А Катя... Однажды зашла на кухню, где мать у печи стояла. Подошла молча, взяла подол материнской юбки и — швырь в открытую топку!
Пламя мгновенно схватилось. Мать кричит, пытается тушить, а дочь стоит и смотрит, улыбаясь, и держит её за руку железной хваткой, не дает вырваться.
Дмитрий вбежал, еле отбил жену. Рука у неё обгорела страшно, шрамы на всю жизнь остались.
Потом второй сын заболел внезапно. Врачи в больнице не то лекарство вкололи, еле откачали.
В дом войти было нельзя — воздух густой, тяжелый, дышать нечем. Каждую ночь стук в западную стену: БУМ... БУМ... Словно трактором её таранят.
Поняли они — смерть пришла за всеми.
Нашли в соседней деревне старуху-ведунью, бабку Марфу. Приехали к ней, а она их уже на пороге встречает.
— Знаю, — говорит, — зачем явились. Смерть за вами по пятам ходит.
Посмотрела на Дмитрия своими черными очами и говорит:
— Из-за гордыни твоей всё. Тропу мёртвой перекрыл. Злится она. Сына твоего она в омут утащила, теперь остальных хочет укокошить.
Дала она им сверток красной тряпицы.
— Езжайте домой. Положите это у западной стены. Ночью приеду.
Ночью бабка Марфа творила совсем жуткое.
Взяла четырех черных петухов. Отрезала им головы, кровь сцедила в глиняный горшок. Взяла четыре ржавых костыля (гвоздя огромных), вымочила в этой крови.
Красную тряпку, что у стены лежала, взяла и, что-то шепча, крутанула над головой одержимой Кати, будто вытягивая из неё черноту.

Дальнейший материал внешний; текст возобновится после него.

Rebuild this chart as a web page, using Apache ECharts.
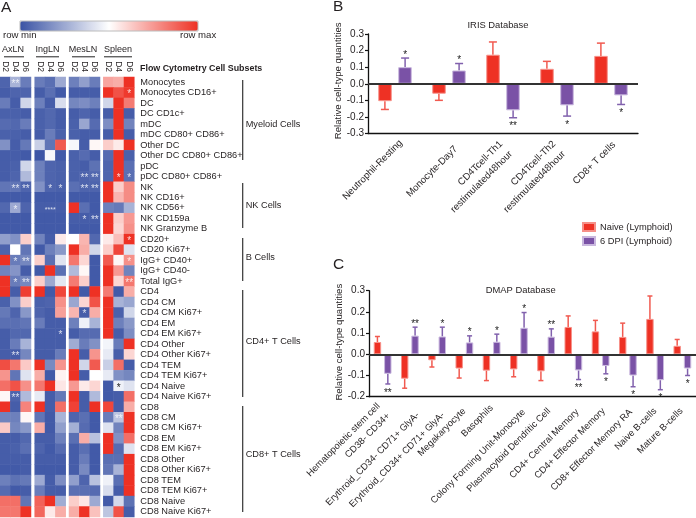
<!DOCTYPE html>
<html><head><meta charset="utf-8">
<style>html,body{margin:0;padding:0;background:#fff}#c{width:696px;height:518px}</style>
<script src="https://cdn.jsdelivr.net/npm/echarts@6/dist/echarts.min.js"></script>
</head><body><div id="c"></div>
<script>
const FONT = '"Liberation Sans", Arial, sans-serif';
const days = ['D2','D4','D6'];
const tissues = ['AxLN','IngLN','MesLN','Spleen'];
const rows = ['Monocytes','Monocytes CD16+','DC','DC CD1c+','mDC','mDC CD80+ CD86+','Other DC','Other DC CD80+ CD86+','pDC','pDC CD80+ CD86+','NK','NK CD16+','NK CD56+','NK CD159a','NK Granzyme B','CD20+','CD20 Ki67+','IgG+ CD40+','IgG+ CD40-','Total IgG+','CD4','CD4 CM','CD4 CM Ki67+','CD4 EM','CD4 EM Ki67+','CD4 Other','CD4 Other Ki67+','CD4 TEM','CD4 TEM Ki67+','CD4 Naive','CD4 Naive Ki67+','CD8','CD8 CM','CD8 CM Ki67+','CD8 EM','CD8 EM Ki67+','CD8 Other','CD8 Other Ki67+','CD8 TEM','CD8 TEM Ki67+','CD8 Naive','CD8 Naive Ki67+'];
const axln = [[.05,.28,.12],[.03,.05,.05],[.12,.03,.38],[.04,.04,.03],[.07,.06,.12],[.04,.04,.03],[.18,.03,.11],[.03,.03,.02],[.03,.04,.38],[.03,.05,.30],[.10,.10,.05],[.02,.02,.02],[.06,.25,.05],[.02,.02,.02],[.02,.02,.02],[.22,.18,.62],[.05,.50,.10],[1,.12,.15],[.14,.19,.03],[1,.12,.15],[1,.03,.97],[.04,.18,.62],[.11,.05,.20],[.08,.08,.10],[.03,.06,.06],[.03,.12,.28],[.03,.03,.15],[.93,.83,.63],[.76,.10,.42],[.85,.92,.77],[.52,.05,.30],[1,.03,.80],[.14,.13,.52],[.63,.15,.20],[.03,.03,.06],[.03,.04,.08],[.03,.03,.03],[.02,.02,.03],[.13,.09,.11],[.07,.02,.03],[.85,.85,.10],[.83,.83,1]];
const ingln = [[.12,.08,.25],[.03,.08,.02],[.13,.03,.40],[.04,.06,.03],[.04,.06,.03],[.03,.12,.04],[.36,.10,.90],[.01,.48,.02],[.13,.05,.04],[.13,.05,.04],[.18,.05,.04],[.02,.02,.02],[.03,.03,.03],[.02,.02,.02],[.02,.02,.02],[.14,.03,.55],[.02,.13,.20],[.62,.08,.42],[.02,1,.08],[.62,.25,.43],[1,.02,.95],[.04,.05,.77],[.05,.03,.73],[.12,.03,.03],[.03,.03,.03],[.03,.03,.03],[.03,.03,.12],[1,.16,.76],[.70,.02,.53],[.83,1,.56],[.44,.03,.11],[1,.03,.85],[.10,.02,.28],[.70,.02,.22],[.03,.03,.13],[.05,.02,.07],[.03,.03,.03],[.02,.02,.02],[.25,.03,.17],[.12,.03,.03],[.88,1,.26],[.87,.55,.70]];
const mesln = [[.13,.22,.12],[.03,.03,.03],[.15,.17,.13],[.03,.05,.03],[.04,.24,.07],[.04,.03,.03],[.48,.03,.52],[.04,.07,.03],[.04,.03,.09],[.04,.05,.06],[.08,.05,.05],[.02,.02,.02],[1,.08,.02],[.03,.03,.03],[.02,.02,.02],[.50,.68,.06],[1,.70,.38],[.83,.60,.02],[.30,.52,.02],[.82,.62,.02],[1,.02,1],[.24,.60,.92],[.68,.03,.70],[.13,.46,.28],[.03,.07,.07],[.26,.12,.18],[1,.03,.76],[1,.38,.90],[1,.03,.50],[.75,.55,.60],[1,.03,.30],[.96,.03,1],[.05,.08,.02],[.27,.07,.02],[.08,.70,.32],[.03,.08,.02],[.03,.12,.02],[.03,.16,.02],[.22,.05,.32],[.08,.08,.07],[.62,.56,.25],[.70,1,.65]];
const spleen = [[.72,.70,1],[1,.92,.98],[.38,1,.82],[.03,1,.03],[.17,1,.14],[.03,1,.03],[.62,.55,1],[.07,1,.04],[.05,1,.08],[.05,1,.08],[1,.62,.78],[1,.68,.78],[.13,.11,.28],[1,.62,.75],[1,.60,.77],[.55,.66,1],[.62,.95,.42],[.90,.52,.77],[1,.75,.14],[1,.60,.83],[.82,.02,.70],[1,.28,.24],[1,.04,.38],[1,.13,.20],[1,.03,.17],[.47,.12,1],[.44,.03,.60],[.36,.85,.03],[.44,.18,.15],[.02,.46,.42],[.02,.03,.85],[.95,.03,.70],[.12,.33,1],[.42,.14,1],[1,.18,.85],[1,.07,.42],[.08,.08,1],[.10,.28,1],[.46,.08,1],[.40,.03,1],[.02,.39,.09],[.33,.92,.03]];
const heatBlocks = [axln, ingln, mesln, spleen];
// [block, day, row, text]
const heatStars = [[0,1,0,'**'],[3,2,1,'*'],[2,1,9,'**'],[2,2,9,'**'],[3,1,9,'*'],[3,2,9,'*'],[0,1,10,'**'],[0,2,10,'**'],[1,1,10,'*'],[1,2,10,'*'],[2,1,10,'**'],[2,2,10,'**'],[0,1,12,'*'],[1,1,12,'****'],[2,1,13,'*'],[2,2,13,'**'],[3,2,15,'*'],[0,1,17,'*'],[0,2,17,'**'],[3,2,17,'*'],[0,1,19,'*'],[0,2,19,'**'],[3,2,19,'**'],[2,1,22,'*'],[1,2,24,'*'],[0,1,26,'**'],[3,1,29,'*'],[0,1,30,'**'],[3,1,32,'**']];
const darkStars = ['3,1,29'];

const irisCats = ['Neutrophil-Resting','Monocyte-Day7','CD4Tcell-Th1\nrestimulated48hour','CD4Tcell-Th2\nrestimulated48hour','CD8+ T cells'];
const irisNaive = [-0.105,-0.06,0.175,0.09,0.168];
const irisNaiveErr = [-0.155,-0.10,0.252,0.135,0.245];
const irisDpi = [0.10,0.08,-0.16,-0.13,-0.07];
const irisDpiErr = [0.155,0.122,-0.205,-0.195,-0.125];
const irisDpiStars = ['*','*','**','*','*'];

const dmapCats = ['Hematopoietic stem cell\nCD38- CD34+','Erythroid_CD34- CD71+ GlyA-','Erythroid_CD34+ CD71+ GlyA-','Megakaryocyte','Basophils','Colony Forming Unit-Monocyte','Plasmacytoid Dendritic Cell','CD4+ Central Memory','CD4+ Effector Memory','CD8+ Effector Memory RA','Naive B-cells','Mature B-cells'];
const dmapNaive = [0.058,-0.115,-0.028,-0.067,-0.077,-0.071,-0.08,0.129,0.108,0.082,0.167,0.04];
const dmapNaiveErr = [0.084,-0.16,-0.06,-0.112,-0.124,-0.106,-0.124,0.181,0.16,0.147,0.275,0.07];
const dmapDpi = [-0.092,0.088,0.084,0.056,0.059,0.125,0.083,-0.076,-0.055,-0.10,-0.122,-0.067];
const dmapDpiErr = [-0.14,0.128,0.128,0.087,0.095,0.197,0.12,-0.119,-0.092,-0.153,-0.167,-0.10];
const dmapDpiStars = ['**','**','*','*','*','*','**','**','*','*','*','*'];

const RED='#ee3124', PURPLE='#7a52a6', BLUE='#3a53a4', TXT='#231f20';
const irisNudge=[[6,1],[7,7],[3,7],[2,7],[3,3]];
const dmapNudge=[[1,6],[8,10],[6,10],[0,6],[0,3],[5,7],[3,6],[4,7],[3,6],[3,7],[0,6],[-1,6]];
const grids=[], xAxes=[], yAxes=[], series=[], graphic=[];
const heatLefts=[0,34.7,69,103.3];
const heatTop=77, heatH=440, heatW=31;
heatBlocks.forEach((block,b)=>{
  grids.push({left:heatLefts[b],top:heatTop,width:heatW,height:heatH});
  xAxes.push({type:'category',gridIndex:b,data:days,position:'top',axisLine:{show:false},axisTick:{show:false},
    axisLabel:{rotate:90,fontSize:8.5,margin:5,color:TXT,fontFamily:FONT,interval:0}});
  yAxes.push({type:'category',gridIndex:b,data:rows,inverse:true,position:'right',axisLine:{show:false},axisTick:{show:false},
    axisLabel:{show:b===3,interval:0,fontSize:9.25,margin:6,color:TXT,fontFamily:FONT}});
  const data=[];
  block.forEach((r,ri)=>r.forEach((v,d)=>{
    const st=heatStars.find(s=>s[0]===b&&s[1]===d&&s[2]===ri);
    const item={value:[d,ri,v]};
    if(st){
      const dark=darkStars.includes(st.slice(0,3).join(','));
      item.label={show:true,formatter:st[3],fontSize:st[3]==='****'?7:10,fontFamily:FONT,offset:[0,2],
        color:dark?'#222':'rgba(255,255,255,0.8)'};
    }
    data.push(item);
  }));
  series.push({type:'heatmap',xAxisIndex:b,yAxisIndex:b,data,label:{show:false},progressive:0,silent:true});
});

function barPanel(ix,cfg){
  grids.push({left:cfg.left,top:cfg.top,width:cfg.width,height:cfg.height});
  const catData=cfg.cats.map((c,i)=>{
    const [dx,dy]=cfg.nudge[i];
    const a=(dx-dy)/1.414,b=(dx+dy)/1.414;
    const n=c.split('\n').length;
    return {value:c,textStyle:{verticalAlign:'top',padding:[b-7*n,-a,0,0]}};
  });
  xAxes.push({type:'category',gridIndex:ix,data:catData,position:'bottom',
    axisLine:{onZero:false,lineStyle:{color:'#111',width:1.3}},
    axisTick:{alignWithLabel:true,length:3,lineStyle:{color:'#111',width:1.2}},
    axisLabel:{rotate:45,interval:0,fontSize:cfg.labelSize,lineHeight:14,margin:7,color:TXT,fontFamily:FONT}});
  yAxes.push({type:'value',gridIndex:ix,min:cfg.min,max:cfg.max,interval:0.1,
    name:'Relative cell-type quantities',nameLocation:'middle',nameGap:cfg.nameGap,
    nameTextStyle:{fontSize:9.6,color:TXT,fontFamily:FONT,padding:[0,0,0,cfg.namePad]},
    axisLine:{show:true,lineStyle:{color:'#111',width:1.3}},
    axisTick:{show:true,length:3,lineStyle:{color:'#111',width:1.2}},splitLine:{show:false},
    axisLabel:{fontSize:10,margin:4,color:TXT,fontFamily:FONT,formatter:v=>v.toFixed(1)}});
  const bar=(name,vals,color,border,z)=>({type:'bar',name,xAxisIndex:ix,yAxisIndex:ix,data:vals,
    barWidth:cfg.barWidth,barGap:cfg.barGap,z,
    itemStyle:{color,borderColor:border,borderWidth:1}});
  const b1=bar('Naive (Lymphoid)',cfg.naive,RED,'#f69088',2);
  b1.markLine={silent:true,symbol:'none',label:{show:false},animation:false,lineStyle:{color:'#333',width:1.8,type:'solid'},data:[{yAxis:0}],z:5};
  series.push(b1, bar('6 DPI (Lymphoid)',cfg.dpi,PURPLE,'#c9b8de',2));
  const err=(vals,ends,offset,color,stars)=>({type:'custom',xAxisIndex:ix,yAxisIndex:ix,silent:true,z:1,
    data:vals.map((v,i)=>[i,v,ends[i]]),
    encode:{x:0,y:[1,2]},
    renderItem:(p,api)=>{
      const i=api.value(0),a=api.coord([i,api.value(1)]),e=api.coord([i,api.value(2)]);
      const x=a[0]+offset,cap=cfg.cap;
      const st={stroke:color,lineWidth:1.5};
      const ch=[{type:'line',shape:{x1:x,y1:a[1],x2:x,y2:e[1]},style:st},
        {type:'line',shape:{x1:x-cap,y1:e[1],x2:x+cap,y2:e[1]},style:st}];
      if(stars&&stars[i]){
        const up=api.value(2)>0;
        ch.push({type:'text',style:{text:stars[i],x,y:e[1]+(up?1.8:13.8),align:'center',verticalAlign:'bottom',
          font:'10px '+FONT,fill:'#222'}});
      }
      return {type:'group',children:ch};
    }});
  series.push(err(cfg.naive,cfg.naiveErr,-cfg.off,'#f15a50',null), err(cfg.dpi,cfg.dpiErr,cfg.off,'#8161ad',cfg.stars));
}
barPanel(4,{left:368,top:34,width:270,height:99.5,cats:irisCats,nudge:irisNudge,labelSize:9.7,min:-0.3,max:0.3,barWidth:13.5,barGap:'48%',cap:4,off:10.1,nameGap:23,namePad:6,
  naive:irisNaive,naiveErr:irisNaiveErr,dpi:irisDpi,dpiErr:irisDpiErr,stars:irisDpiStars});
barPanel(5,{left:369,top:290.7,width:327,height:106,cats:dmapCats,nudge:dmapNudge,labelSize:9.4,min:-0.2,max:0.3,barWidth:7.4,barGap:'40%',cap:2.5,off:5.2,nameGap:25,namePad:3,
  naive:dmapNaive,naiveErr:dmapNaiveErr,dpi:dmapDpi,dpiErr:dmapDpiErr,stars:dmapDpiStars});

function txt(text,x,y,size,opt){graphic.push({type:'text',silent:true,style:Object.assign({text,x,y,font:size+'px '+FONT,fill:TXT,verticalAlign:'middle'},opt||{})});}
function line(x1,y1,x2,y2,w,c){graphic.push({type:'line',silent:true,shape:{x1,y1,x2,y2},style:{stroke:c||'#333',lineWidth:w||1.2}});}
txt('A',1,8,15.5); txt('B',333,7,15.5); txt('C',333,265,15.5);
graphic.push({type:'rect',silent:true,z:10,shape:{x:20,y:21,width:178,height:10},style:{fill:'none',stroke:'#bcbcbc',lineWidth:1}});
txt('row min',3,35.5,9.6); txt('row max',180,35.5,9.6);
const hdr=[[13,4,24],[47.5,36,59],[83,72,95],[118,104,132]];
tissues.forEach((t,i)=>{txt(t,hdr[i][0],50,9,{align:'center'});line(hdr[i][1],56.8,hdr[i][2],56.8,1,'#222');});
txt('Flow Cytometry Cell Subsets',140,68.3,8.9,{font:'bold 8.9px '+FONT});
[['Myeloid Cells',80,160,124],['NK Cells',183,228,205],['B Cells',238,281,257],['CD4+ T Cells',290,397,341],['CD8+ T Cells',406,512,454]]
 .forEach(g=>{line(242.7,g[1],242.7,g[2],1.2,'#333');txt(g[0],245.7,g[3],9.2);});
txt('IRIS Database',498,25,9.4,{align:'center'});
txt('DMAP Database',520.7,290,9.4,{align:'center'});

const chart=echarts.init(document.getElementById('c'),null,{renderer:'canvas'});
chart.setOption({
  animation:false,backgroundColor:'#fff',
  textStyle:{fontFamily:FONT},
  grid:grids,xAxis:xAxes,yAxis:yAxes,series,graphic,
  tooltip:{show:false},
  visualMap:{type:'continuous',min:0,max:1,dimension:2,seriesIndex:[0,1,2,3],orient:'horizontal',
    left:20,top:21,itemWidth:10,itemHeight:178,text:null,showLabel:false,calculable:false,realtime:false,
    inRange:{color:[BLUE,'#ffffff',RED]},padding:0},
  legend:{data:['Naive (Lymphoid)','6 DPI (Lymphoid)'],orient:'vertical',left:582,top:222,padding:0,itemWidth:12,itemHeight:8,itemGap:4,
    icon:'rect',textStyle:{fontSize:9.3,color:TXT,fontFamily:FONT},selectedMode:false}
});
</script></body></html>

Ночь тихая, ни ветерка. Она размахнулась и швырнула тряпку в самую середину черной воды.
Как только тряпка коснулась воды — пруд закипел.
Пошли пузыри огромные, белые, зловонные. И из-под воды раздался визг — полный ненависти стон, от которого у мужиков волосы на загривке дыбом так и встали.
— Уходи! — крикнула бабка и вбила первый гвоздь в угол дома.
Четыре гвоздя по углам вбила, запечатала периметр.
— Это, — говорит, — Жалчар. Ведьма когда-то давным-давно тут жила. Её в этом пруду утопили, за чёрные дела. Теперь она каждое полнолуние из этого пруда на погост ходит силы набираться. Ты ей дом поперек дороги поставил, дурень. Теперь она в обход ходить будет, я её отвадила. Вот только цену ты заплатил страшную.
С тех пор в доме стало тихо. Дмитрий теперь из церкви не вылезает, весь дом иконами увешал. Бизнес наладил, рыбу разводит, но к старому пруду даже близко не подходит. Говорит, из-за запечатанной стены, звук от мокрых босых ног до сих пор слышится.